Dante Gabriel Rossetti, the most romantic of the Pre‐Raphaelites, interpreted fairy themes in a wholly different way. He contributed an illustration to William Allingham's poetry collection The Music‐Master (1855), for the poem ‘The Maids of Elfin‐Mere’. The poem describes the encounter of a parson's son with the world of the supernatural in the form of three sisters, who appear magically every night to sing to the lad and then, at the stroke of the ‘Eleventh Hour’, disappear. His attraction proves so keen that he tries to keep them past their time on earth, unleashing a gruesome fate on the female trio. Rossetti concentrates on the eerie relationship between the crooning women and the spellbound man, and takes his image of the fairy from the medieval tradition of the fey sorceress, the femme fatale who enraptures men. He would continue this interest throughout his career in a series of sexually charged portraits of beatific, predatory, or victimized women. The popularity of Rossetti's imagery would sustain a wholly different kind of fantasy art in the symbolism and Art Nouveau of the 1890s.

William Bell Scott (1811–90) stays closer to the romantic tradition of the small cabinet picture in Cockcrow (1856), based upon Thomas Parnell's 18th‐century poem ‘A Fairy Tale, in the ancient English style’. Scotts pays homage to the work of his older brother David, who had established in the 1830s a pictorial imagery of a private visionary experience associated with fairy phenomena. The younger Scott grafts the brightly hued Pre‐Raphaelite style onto this more traditional visual conception of fairy behaviour. In melding fairy mythology to poetic vision, he chose a path more in tune with the direction of fairy painting after 1855.

This more intimate view of fairy life can also be found in the work of Frederick Goodall (1822–1904) and Robert Huskisson (1820–61). Goodall's Fairy Struck (c.1846) depicts the placid confrontation of two fairies with a mouse.

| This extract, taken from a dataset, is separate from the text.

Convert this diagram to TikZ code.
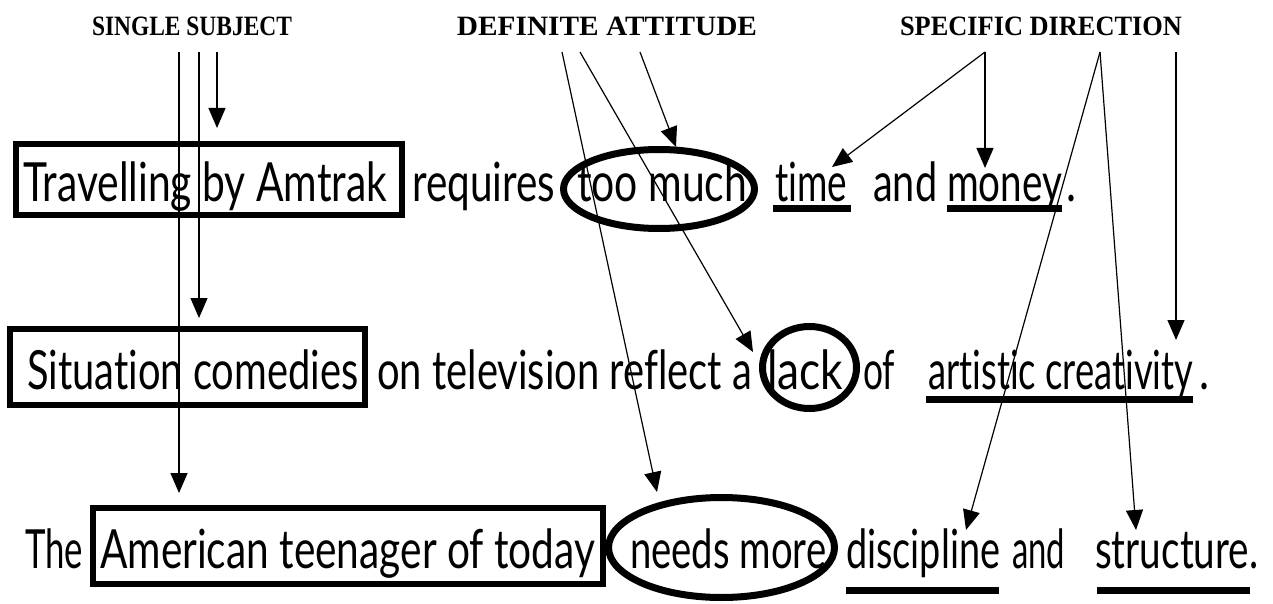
\documentclass[tikz,border=0pt]{standalone}
\usepackage{fontspec}
\setmainfont{Liberation Serif}
\newfontfamily\sentfont[Ligatures={NoCommon,NoRare,NoDiscretionary,NoContextual}]{Lato}
\usetikzlibrary{arrows.meta,shapes.geometric}
\newcommand\fw[2]{\resizebox{#1pt}{\height}{#2}}
\begin{document}
\begin{tikzpicture}[x=1pt,y=-1pt,
  hdr/.style={font=\fontsize{28}{32}\selectfont\bfseries, inner sep=0, anchor=base},
  wrd/.style={font=\sentfont\fontsize{54}{60}\selectfont, inner sep=0, anchor=base west},
  frame/.style={draw, line width=6pt, inner sep=0, rectangle},
  ring/.style={draw, line width=7pt, inner sep=0, ellipse},
  conn/.style={line width=1.2pt, -{Triangle[length=20pt,width=17pt]}},
  ul/.style={line width=7pt}]
\useasboundingbox (0,0) rectangle (1273,604);

% headers
\node[hdr] (h1) at (192,36) {\fw{200}{SINGLE SUBJECT}};
\node[hdr] (h2) at (607,36) {\fw{300}{DEFINITE ATTITUDE}};
\node[hdr] (h3) at (1041,36) {\fw{282}{SPECIFIC DIRECTION}};

% frames and rings
\node[frame, minimum width=386pt, minimum height=71pt] (b1) at (209,179.5) {};
\node[frame, minimum width=355pt, minimum height=76pt] (b2) at (187.5,367) {};
\node[frame, minimum width=510pt, minimum height=76pt] (b3) at (348,546) {};
\node[ring, minimum width=191pt, minimum height=79pt] (e1) at (659,189) {};
\node[ring, minimum width=94pt, minimum height=82pt] (e2) at (809.5,367.5) {};
\node[ring, minimum width=226pt, minimum height=100pt] (e3) at (721.5,547.5) {};

% sentence 1
\node[wrd] (t1a) at (23,201) {\fw{364}{Travelling by Amtrak}};
\node[wrd] (t1b) at (412,201) {\fw{143}{requires}};
\node[wrd] (t1c) at (577,201) {\fw{170}{too much}};
\node[wrd] (t1d) at (775,201) {\fw{72}{time}};
\node[wrd] (t1e) at (873,201) {\fw{64}{and}};
\node[wrd] (t1f) at (947,201) {\fw{115}{money}};
\node[wrd] (t1g) at (1066,201) {\fw{10}{.}};
% sentence 2
\node[wrd] (t2a) at (27,389) {\fw{331}{Situation comedies}};
\node[wrd] (t2b) at (377,389) {\fw{375}{on television reflect a}};
\node[wrd] (t2c) at (767,389) {\fw{76}{lack}};
\node[wrd] (t2d) at (863,389) {\fw{32}{of}};
\node[wrd] (t2e) at (928,389) {\fw{265}{artistic creativity}};
\node[wrd] (t2f) at (1199,389) {\fw{10}{.}};
% sentence 3
\node[wrd] (t3a) at (25,568) {\fw{58}{The}};
\node[wrd] (t3b) at (100,568) {\fw{495}{American teenager of today}};
\node[wrd] (t3c) at (630,568) {\fw{196}{needs more}};
\node[wrd] (t3d) at (846,568) {\fw{154}{discipline}};
\node[wrd] (t3e) at (1012,568) {\fw{53}{and}};
\node[wrd] (t3f) at (1095,568) {\fw{163}{structure.}};

% underlines
\coordinate (u1a) at (773,208); \coordinate (u1b) at (851,208);
\coordinate (u2a) at (947,208); \coordinate (u2b) at (1062,208);
\coordinate (u3a) at (926,399); \coordinate (u3b) at (1193,399);
\coordinate (u4a) at (846,590); \coordinate (u4b) at (999,590);
\coordinate (u5a) at (1097,590); \coordinate (u5b) at (1250,590);
\draw[ul] (u1a) -- (u1b);
\draw[ul] (u2a) -- (u2b);
\draw[ul] (u3a) -- (u3b);
\draw[ul] (u4a) -- (u4b);
\draw[ul] (u5a) -- (u5b);

% arrow sources
\coordinate (s1) at (179,52); \coordinate (s2) at (199,52); \coordinate (s3) at (217,52);
\coordinate (d1) at (562,52); \coordinate (d2) at (580,52); \coordinate (d3) at (640,52);
\coordinate (p1) at (985,52); \coordinate (p2) at (1100,52); \coordinate (p3) at (1176,52);
% arrow tips
\coordinate (a1) at (179,493); \coordinate (a2) at (199,318); \coordinate (a3) at (217,128);
\coordinate (a4) at (657,492); \coordinate (a5) at (753,352); \coordinate (a6) at (676,147);
\coordinate (a7) at (832,167); \coordinate (a8) at (985,168);
\coordinate (a9) at (966,530); \coordinate (a10) at (1136,530); \coordinate (a11) at (1176,340);

\draw[conn] (s1) -- (a1);
\draw[conn] (s2) -- (a2);
\draw[conn] (s3) -- (a3);
\draw[conn] (d1) -- (a4);
\draw[conn] (d2) -- (a5);
\draw[conn] (d3) -- (a6);
\draw[conn] (p1) -- (a7);
\draw[conn] (p1) -- (a8);
\draw[conn] (p2) -- (a9);
\draw[conn] (p2) -- (a10);
\draw[conn] (p3) -- (a11);
\end{tikzpicture}
\end{document}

The artist uses the transparency of watercolours to richly colourful effect, as the sunlight drenches the fairies' bower in a shimmering light. A more erotic mood inhabits Huskisson's The Midsummer Night's Fairies (c.1847), which shows Oberon watching a sleeping Titania as belligerent fairies war with fauna in the foreground. The frame makes reference to the human protagonists in the play; the figures of Bottom, Hermia, and Lysander slumber on a ledge beneath the fairy scene. Both artists examine the minutiae of fairy existence, providing the spectator with the experience of eavesdropping on the daily life of these tiny beings.

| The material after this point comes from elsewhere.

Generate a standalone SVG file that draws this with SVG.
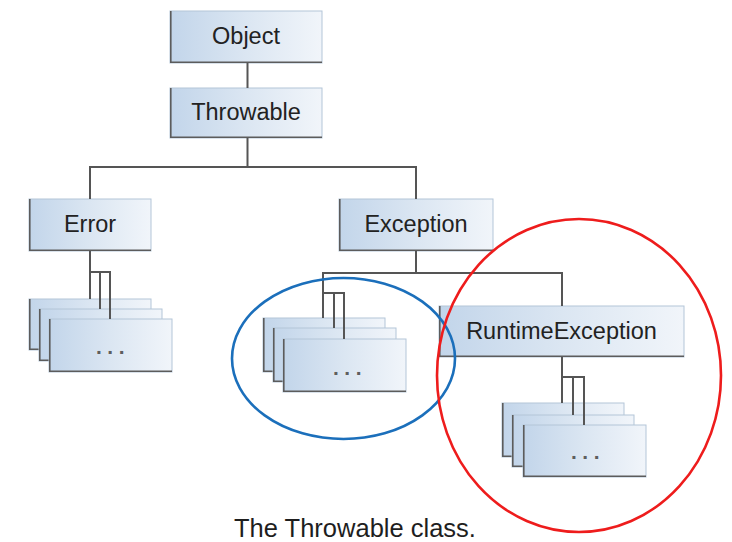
<svg xmlns="http://www.w3.org/2000/svg" width="732" height="542" viewBox="0 0 732 542">
<defs>
<linearGradient id="bg" x1="0" y1="0" x2="1" y2="0">
<stop offset="0" stop-color="#c2d5ea"/>
<stop offset="0.5" stop-color="#dbe6f2"/>
<stop offset="1" stop-color="#f1f5fa"/>
</linearGradient>
</defs>
<style>
.box{fill:url(#bg);stroke:#b3c5d8;stroke-width:1}
.edge{fill:none;stroke:#5c5c5c;stroke-width:1.6}
.lbl{font-family:"Liberation Sans",Arial,sans-serif;font-size:23.5px;fill:#222;text-anchor:middle}
.dots{font-family:"Liberation Sans",Arial,sans-serif;font-size:21px;font-weight:bold;fill:#5e5e5e;letter-spacing:5.5px}
.conn{fill:none;stroke:#555;stroke-width:2}
.cap{font-family:"Liberation Sans",Arial,sans-serif;font-size:25.5px;fill:#1e1e1e;text-anchor:middle}
</style>
<rect width="732" height="542" fill="#fff"/>

<g id="object">
<rect class="box" x="170" y="11" width="152" height="52"/>
<path class="edge" d="M170.8 11 V62.2 H322"/>
<text class="lbl" x="246" y="44">Object</text>
</g>
<g id="throwable">
<rect class="box" x="170" y="88" width="152" height="50"/>
<path class="edge" d="M170.8 88 V137.2 H322"/>
<text class="lbl" x="246" y="119.5">Throwable</text>
</g>
<g id="error">
<rect class="box" x="29" y="199" width="122" height="52"/>
<path class="edge" d="M29.8 199 V250.2 H151"/>
<text class="lbl" x="90" y="231.5">Error</text>
</g>
<g id="exception">
<rect class="box" x="339" y="199" width="154" height="52"/>
<path class="edge" d="M339.8 199 V250.2 H493"/>
<text class="lbl" x="416" y="231.5">Exception</text>
</g>
<g id="runtimeexception">
<rect class="box" x="439" y="306" width="245" height="51"/>
<path class="edge" d="M439.8 306 V356.2 H684"/>
<text class="lbl" x="561.5" y="338.5">RuntimeException</text>
</g>

<g id="error-subclasses">
<rect class="box" x="29" y="299" width="122" height="51"/>
<path class="edge" d="M29.8 299 V349.2 H151"/>
<rect class="box" x="39" y="309" width="123" height="52"/>
<path class="edge" d="M39.8 309 V360.2 H162"/>
<rect class="box" x="49" y="319" width="123" height="53"/>
<path class="edge" d="M49.8 319 V371.2 H172"/>
<text class="dots" x="96" y="353.5">...</text>
</g>
<g id="exception-subclasses">
<rect class="box" x="263" y="318" width="122" height="54"/>
<path class="edge" d="M263.8 318 V371.2 H385"/>
<rect class="box" x="273" y="328" width="123" height="54"/>
<path class="edge" d="M273.8 328 V381.2 H396"/>
<rect class="box" x="283" y="339" width="123" height="53"/>
<path class="edge" d="M283.8 339 V391.2 H406"/>
<text class="dots" x="333" y="374.5">...</text>
</g>
<g id="runtime-subclasses">
<rect class="box" x="502" y="403" width="122" height="54"/>
<path class="edge" d="M502.8 403 V456.2 H624"/>
<rect class="box" x="512" y="415" width="122" height="52"/>
<path class="edge" d="M512.8 415 V466.2 H634"/>
<rect class="box" x="523" y="425" width="123" height="52"/>
<path class="edge" d="M523.8 425 V476.2 H646"/>
<text class="dots" x="571" y="458.5">...</text>
</g>

<g id="connectors">
<path class="conn" d="M247.5 63 V88"/>
<path class="conn" d="M247.5 138 V167"/>
<path class="conn" d="M90 199 V167 H416 V199"/>
<path class="conn" d="M90 251 V299"/>
<path class="conn" d="M90 272 H110 V319"/>
<path class="conn" d="M100 272 V309"/>
<path class="conn" d="M416 251 V273"/>
<path class="conn" d="M323 318 V273 H562 V306"/>
<path class="conn" d="M323 293 H344 V339"/>
<path class="conn" d="M334 293 V328"/>
<path class="conn" d="M562 357 V403"/>
<path class="conn" d="M562 377 H584 V425"/>
<path class="conn" d="M573 377 V415"/>
</g>

<g id="highlights">
<ellipse cx="343.5" cy="358.5" rx="111.5" ry="80.5" fill="none" stroke="#1b6fbb" stroke-width="2.6"/>
<ellipse cx="579" cy="375.5" rx="142" ry="156.5" fill="none" stroke="#ee1c1c" stroke-width="2.6"/>
</g>

<text class="cap" x="355" y="537">The Throwable class.</text>
</svg>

This voyeuristic element reappears in various guises in the work of John Anster Fitzgerald (1819–1906), John Simmons (1823–76), Thomas Heatherley (exhib. 1858–87), and John Atkinson Grimshaw (1836–93). Fitzgerald created perhaps the most interesting variations on fairy themes with his small, brilliantly coloured oil paintings. For example, his series of works on the conflict between the fairy populace and Cock Robin mingles humanoid fairies and imaginative Boschian grotesques with carefully rendered birds, flowers, and insects. Fitzgerald's fairies, dressed in elaborate finery, possess a childlike bemusement as they move with tremulous bravado through a lush, exotic floral world. Simmons, Heatherley, and Grimshaw present a more forthright eroticism in their depictions of the sylvan creatures. Their paintings usually focus on a single nude female figure, framed by a natural setting and occasionally surrounded by the fairy court. In some of these works, the inclusion of a toadstool adds a phallic detail to the erotic subtext. These works have a dreamy cast to them as the fairies go about their business, unmindful of their human observers.

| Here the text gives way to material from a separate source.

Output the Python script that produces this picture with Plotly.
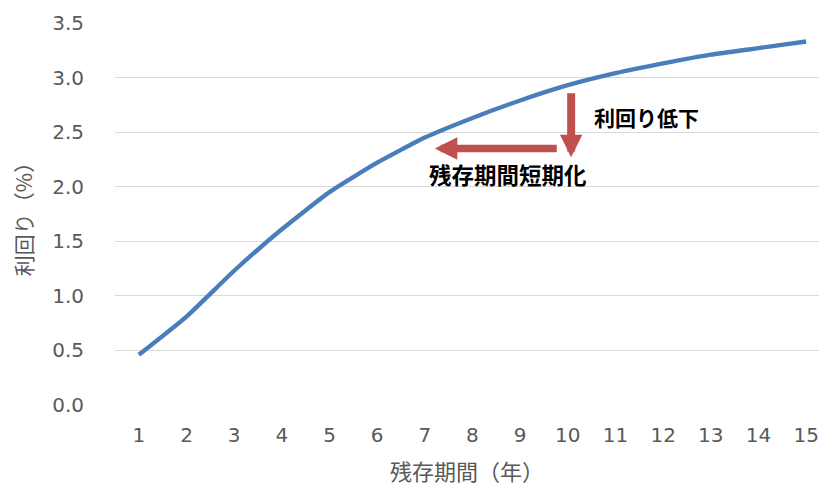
import plotly.graph_objects as go

# data
years = list(range(1, 16))
yields = [0.46, 0.81, 1.23, 1.61, 1.95, 2.22, 2.45, 2.63, 2.79, 2.93, 3.04, 3.13, 3.21, 3.27, 3.33]
x_tick_labels = [str(v) for v in years]
y_tick_vals = [0.0, 0.5, 1.0, 1.5, 2.0, 2.5, 3.0, 3.5]
y_tick_labels = [f"{v:.1f}" for v in y_tick_vals]

# annotation anchors (data coordinates)
drop_arrow_x = 10.07
drop_arrow_from = 2.87
drop_arrow_to = 2.27
short_arrow_y = 2.35
short_arrow_from = 9.8
short_arrow_to = 7.21
label_drop = ("利回り低下", 11.66, 2.64, 21)
label_short = ("残存期間短期化", 8.75, 2.12, 22.5)

FONT = "Noto Sans CJK JP"
NUMFONT = "DejaVu Sans"
GRAY = "#595959"
RED = "#c0504d"

fig = go.Figure()
fig.add_trace(go.Scatter(
    x=years, y=yields, mode="lines",
    line=dict(color="#4a7ebb", width=4.4, shape="spline", smoothing=0.5),
    hoverinfo="skip", showlegend=False,
))

annotations = [
    dict(x=drop_arrow_x, y=drop_arrow_to, ax=drop_arrow_x, ay=drop_arrow_from,
         xref="x", yref="y", axref="x", ayref="y", text="", showarrow=True,
         arrowhead=2, arrowwidth=8, arrowsize=0.56, arrowcolor=RED, standoff=0),
    dict(x=short_arrow_to, y=short_arrow_y, ax=short_arrow_from, ay=short_arrow_y,
         xref="x", yref="y", axref="x", ayref="y", text="", showarrow=True,
         arrowhead=2, arrowwidth=7.5, arrowsize=0.6, arrowcolor=RED, standoff=0),
]
for txt, xx, yy, sz in (label_drop, label_short):
    annotations.append(dict(x=xx, y=yy, xref="x", yref="y", text=f"<b>{txt}</b>",
                            showarrow=False, font=dict(family=FONT, size=sz, color="#000000")))

fig.update_layout(
    width=819, height=488,
    margin=dict(l=115, r=0, t=23, b=83),
    paper_bgcolor="white", plot_bgcolor="white",
    font=dict(family=FONT, size=20, color=GRAY),
    annotations=annotations,
    showlegend=False,
)
fig.update_xaxes(
    range=[0.5, 15.27], tickmode="array", tickvals=years, ticktext=x_tick_labels,
    showgrid=False, zeroline=False, showline=False, ticks="",
    ticklabelstandoff=16,
    tickfont=dict(family=NUMFONT, size=20, color=GRAY),
    title=dict(text="残存期間（年）", font=dict(family=FONT, size=22, color=GRAY), standoff=18),
)
fig.update_yaxes(
    range=[0, 3.5], tickmode="array", tickvals=y_tick_vals, ticktext=y_tick_labels,
    showgrid=True, gridcolor="#d9d9d9", gridwidth=1.4, zeroline=False, showline=False, ticks="",
    ticklabelstandoff=30,
    tickfont=dict(family=NUMFONT, size=20, color=GRAY),
    title=dict(text="利回り（%）", font=dict(family=FONT, size=21, color=GRAY), standoff=13),
)

fig.write_html("out.html")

Interest in fairy subject‐matter did not die with the end of the Victorian era. Fairy paintings and illustrations appeared regularly in British exhibitions, magazines, and books well into the 20th century. Artists such as Arthur Rackham and Edmund Dulac revitalized the illustrative tradition with their conceptions of fairies as either fantastic grotesqueries or ethereal beauties. John Dixon Batten (1860–1932) and Henry Justice Ford (1860–1941) illustrated important fairy‐tale collections like those of Andrew Lang, carrying on the tradition of Pre‐Raphaelitism and the Aesthetic Movement. Fairies still proved popular in early 20th‐century children's book illustrations in the work of Florence Mary Anderson (fl. 1914–30), Ida Rentoul Outhwaite, and Jessie M. King (1876–1949). The post‐World War II era has also witnessed a growing revival of interest in fairy imagery. A painting by the British Pop artist Peter Blake, Titania (1978), for example, updates the canon with a depiction of the fairy queen as a barely pubescent young woman; the work makes an explicit association of women with nature and natural processes through the decoration of her breasts and genitalia with flowers, stems, and grass stalks.

Bibliography

  • Adlard, John, The Sports of Cruelty: Fairies, Folk‐Songs, Charms, and Other Country Matters in the Works of William Blake (1972).
  • Briggs, Katherine, A Dictionary of Fairies (1976).
  • Butlin, Martin, The Paintings and Drawings of William Blake (2 vols., 1981).
  • Friedman, Winifred H., Boydell's Shakespeare Gallery (1976).
  • Johnson, Diana L., Fantastic Illustration and Design in Britain, 1850–1930 (1979).
  • Landow, George P., “‘There Began to Be a Great Talking about the Fine Arts’”, in Josef L. Altholz (ed.), The Mind and Art of Victorian England (1976).
  • Maas, Jeremy, Victorian Painters (1969).
  • ——et al., Victorian Fairy Paintings (1997).
  • Ormond, Richard, Daniel Maclise, 1806–1870 (1972).
  • Packer, Alison, Beddoe, Stella, and Jarrett, Lianne, Fairies in Legend and the Arts (1980).
  • Phillpots, Beatrice, Fairy Paintings (1978).
  • Roberts, Helene E., “‘Exhibition and Review: The Periodical Press and the Victorian Exhibition System’”, in Joanne Shattock and Michael Wolff (eds.), The Victorian Periodical Press: Samplings and Soundings (1982).
  • Schindler, Richard, ‘Art to Enchant: A Critical Study of Early Victorian Fairy Painting and Illustration’ (Diss., Brown University, 1988).
  • Tomory, Peter, The Life and Art of Henry Fuseli (1972).